How to Freeze and Unfreeze a Card from Your Phone
A step by step guide to freezing and unfreezing a card from your banking app, when to use it, and how it differs from cancelling.
One of the most useful card safety features hides in plain sight inside your banking app, and many people have never tapped it. Freezing a card lets you instantly block it from being used, then unfreeze it just as fast when the coast is clear. It is reversible, immediate, and perfect for those moments when you are not sure whether your card is lost or simply buried in a coat pocket. Here is how to use it well, and why it deserves a spot in your everyday toolkit.
What Freezing Actually Does
Freezing places a temporary block on the card. While it is frozen, new purchases, withdrawals, and contactless taps are declined. Crucially, it does not cancel the card or change the number. The moment you unfreeze, everything works again exactly as before. Think of it as a pause button rather than a delete button.
This reversibility is what makes freezing so handy. You can act on the smallest suspicion without committing to the hassle of a replacement card, and you lose nothing if it turns out to be a false alarm. There is simply no downside to a precautionary freeze.
When to Freeze a Card
Freezing shines in the in between moments where cancelling would be an overreaction but doing nothing feels risky.

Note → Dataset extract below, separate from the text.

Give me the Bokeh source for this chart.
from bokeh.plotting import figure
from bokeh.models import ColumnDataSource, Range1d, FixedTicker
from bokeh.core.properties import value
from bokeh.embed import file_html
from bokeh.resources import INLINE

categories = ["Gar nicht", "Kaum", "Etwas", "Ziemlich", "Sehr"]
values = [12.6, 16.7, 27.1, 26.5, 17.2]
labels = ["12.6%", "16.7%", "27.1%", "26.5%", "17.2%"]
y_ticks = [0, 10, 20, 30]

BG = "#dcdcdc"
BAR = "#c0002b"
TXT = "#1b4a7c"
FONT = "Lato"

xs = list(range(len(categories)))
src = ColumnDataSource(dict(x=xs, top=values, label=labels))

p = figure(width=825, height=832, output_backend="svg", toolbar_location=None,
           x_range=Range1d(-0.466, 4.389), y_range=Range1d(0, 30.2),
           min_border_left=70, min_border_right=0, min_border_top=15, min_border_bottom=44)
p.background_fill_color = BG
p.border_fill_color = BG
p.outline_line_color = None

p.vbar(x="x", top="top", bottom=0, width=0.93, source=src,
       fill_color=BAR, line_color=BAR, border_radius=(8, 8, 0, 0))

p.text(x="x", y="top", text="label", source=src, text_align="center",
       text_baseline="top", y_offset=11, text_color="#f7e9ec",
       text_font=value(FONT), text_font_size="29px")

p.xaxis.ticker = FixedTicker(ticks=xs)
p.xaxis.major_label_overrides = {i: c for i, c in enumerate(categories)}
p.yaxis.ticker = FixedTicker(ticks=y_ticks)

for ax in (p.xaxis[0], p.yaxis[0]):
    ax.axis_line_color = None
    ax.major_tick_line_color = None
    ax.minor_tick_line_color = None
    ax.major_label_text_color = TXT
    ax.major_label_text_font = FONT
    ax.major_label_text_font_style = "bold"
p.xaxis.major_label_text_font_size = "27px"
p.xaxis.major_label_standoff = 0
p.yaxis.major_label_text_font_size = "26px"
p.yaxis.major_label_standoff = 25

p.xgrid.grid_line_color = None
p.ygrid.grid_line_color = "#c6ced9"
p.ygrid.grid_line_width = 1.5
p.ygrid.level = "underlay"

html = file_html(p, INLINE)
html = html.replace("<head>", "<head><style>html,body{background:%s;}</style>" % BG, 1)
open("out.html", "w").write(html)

- You cannot find your card and are not yet sure it is lost
- You see a charge you do not recognise and want to stop further spending
- You are travelling and want the card dormant until you actively need it
- You want to curb your own impulse spending for a while
- Your phone or wallet went missing and you need a moment to think
How to Freeze a Card, Step by Step
The exact wording varies by issuer, but the flow is almost always the same and takes seconds.
- Open your banking or card app and sign in.
- Select the card you want to control from your list of cards.
- Look for a toggle or button labelled freeze, lock, or block.
- Tap it and confirm if prompted.
- Check for an on screen confirmation that the card is now frozen.
Once frozen, try to keep a mental note or a quick reminder, because a forgotten freeze is the most common reason a perfectly good card seems to stop working. If a card unexpectedly declines, check the freeze toggle before you assume something is wrong.
How to Unfreeze When You Are Ready
Unfreezing simply reverses the same step. Open the app, choose the card, and toggle the control back off. The card returns to normal service almost immediately. If a payment fails right after you unfreeze, give it a moment and try again, since there can be a brief lag while the change propagates through the network.
Freeze Versus Cancel: Know the Difference
Freezing and cancelling solve different problems, and choosing the right one saves you trouble.
| Action | Reversible | Card number | Best for |
|---|---|---|---|
| Freeze | Yes, instantly | Stays the same | Uncertainty, temporary caution |
| Cancel or report | No | Replaced | Confirmed loss or theft |
If you are confident the card is gone for good or has been used fraudulently, cancelling and ordering a replacement is the right call. If you simply want to buy yourself time, freeze first. You can always escalate to a cancellation later, but you cannot easily reverse a cancellation.
What Freezing Does Not Stop
A freeze is powerful but not absolute, so it helps to know its edges. Some recurring payments and previously authorised transactions may still process depending on your issuer's rules, because they were set in motion before the freeze. Freezing the physical card also may not automatically remove a card stored in a mobile wallet, although many apps let you control wallet tokens separately. If you suspect real fraud, a freeze is a great first move, but follow it with a proper report to your issuer so the compromised number is properly shut down.
Using Freeze as a Budgeting Tool
Beyond security, some people use the freeze toggle to manage their own spending. Freezing a card you are trying to use less adds a deliberate pause between impulse and purchase, since you have to consciously unfreeze before you can buy. It is a small piece of friction, but friction is often exactly what an impulse needs to fade. The feature was built for safety, yet it doubles nicely as a self control aid.
Make It Part of Your Safety Habits
The freeze feature works best when paired with a couple of companion habits.
- Turn on transaction alerts so you know the instant a charge lands.
- Practise finding the freeze toggle now, before you ever need it in a hurry.
- Keep your issuer's contact details saved in case a freeze needs to become a full report.
Freezing Across Different Card Types
The freeze feature is not limited to one kind of card. Most apps let you lock credit cards, debit cards, and additional cards on the same account, and many let you control each one independently. This matters if you carry several cards, because you can freeze the one that looks compromised while leaving the others working normally. If you manage cards for family members on a shared account, you may also be able to freeze a supplementary card without touching your own. Knowing which cards your app can control, and practising the toggle on each, means you are never caught out wondering whether a particular card can be locked when it matters most.
The Takeaway
Freezing and unfreezing a card from your phone is one of the simplest and most underused safety tools you have. It gives you an instant, reversible way to shut down a card the moment something feels off, without the commitment of cancelling. Learn where the toggle lives in your app, use it freely whenever you are unsure, and remember that for genuine loss or fraud you should still follow up with a formal report. A single tap can be the difference between a quiet pause and a real problem.